Finland's programme for
ageing workers prevents age discrimination (July 9 1999)
The age structure of the labour force in the EU member states is becoming
increasingly unfavourable, and this trend will still continue during a couple of decades.
The exit of ageing people from the labour market and their risk of permanent exclusion are
some of the central reasons behind the high structural unemployment within the European
Union. Therefore, it is important to develop measures to help ageing people stay at work
and cope with it until their pensionable age.
Last year, Finland launched a National Programme on Ageing Workers, which
will continue until the year 2002. The Programme aims to ensure that more unemployed
ageing people than before can be re-employed, and that those who still participate in
working life can continue to work until their pensionable age. In particular, the
Programme aims at improving the opportunities of people aged over 45 to get work and to
cope in working life.
There is no single remedy to prevent age discrimination. That is why the
Programme on Ageing Workers aims at finding means to improve the vocational skills and
working capacity of both unemployed and employed people in the middle of increasingly
rapid changes. At the same time, the Programme endeavours to change the attitudes of
employers, employees and decision-makers: ageing is not only a weakness it can also
be a strength, if peoples experience gained with years is put to good use both in
work and in learning new things.
One of the campaigns included in the Programme on Ageing Workers concerns
maintaining of working capacity, which is one of the most crucial elements of coping in
working life. Maintaining of working capacity is not restricted to peoples physical
and mental health only it also includes improvement of working conditions and the
functionality of working communities from multiple aspects. Successful measures to
maintain working capacity improves individuals well-being, the atmosphere of working
communities and the productivity of work. As a result, firms can improve their
competitiveness and Finns can live better.
According to a barometer of working capacity published last year, a large
part of Finnish employees are covered by activities to maintain working capacity, but such
activities have not yet become sufficiently established in the everyday working life.
Attention has been paid, inter alia, to safety at work, functionality of working premises,
planning and quality of work as well as cooperation and participation. The objectives of
work have been clarified and the work of superiors has been developed. Employees, in turn,
have been trained for improved skills and supported for the promotion of their physical
and mental health.
Those who answered the questions of the barometer believed that the
activities to maintain working capacity were profitable and improved the working
atmosphere as well as the staffs physical condition and work satisfaction. The
maintaining of working capacity is considered a good investment, and it is also expected
to bring economic profit.
The results of the barometer encourage continued maintaining of working
capacity.
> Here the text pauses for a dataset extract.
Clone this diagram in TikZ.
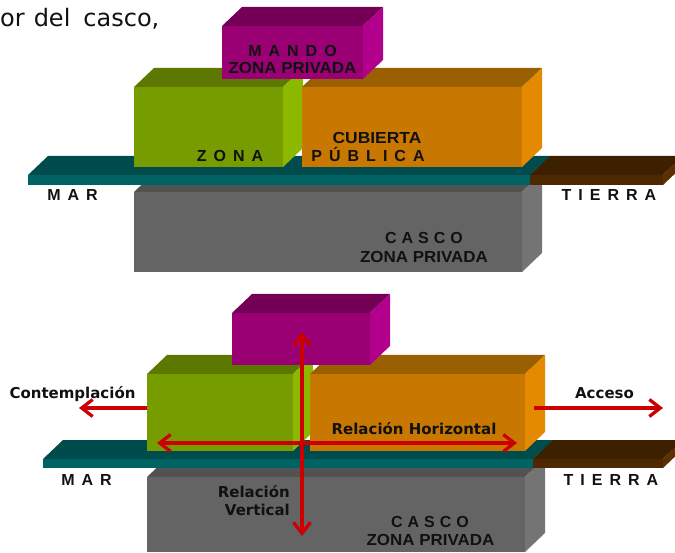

In future, the needs for development in workplaces will be examined, and the
content of the measures will be tailor-made for each workplace.
The National Programme on Ageing Workers is implemented by the Ministry of
Social Affairs and Health, the Ministry of Labour and the Ministry of Education together
with the labour market organisations until the year 2002. The results of the Programme and
the experiments to be carried out within its framework are expected to provide a
comprehensive material also for the European discussion.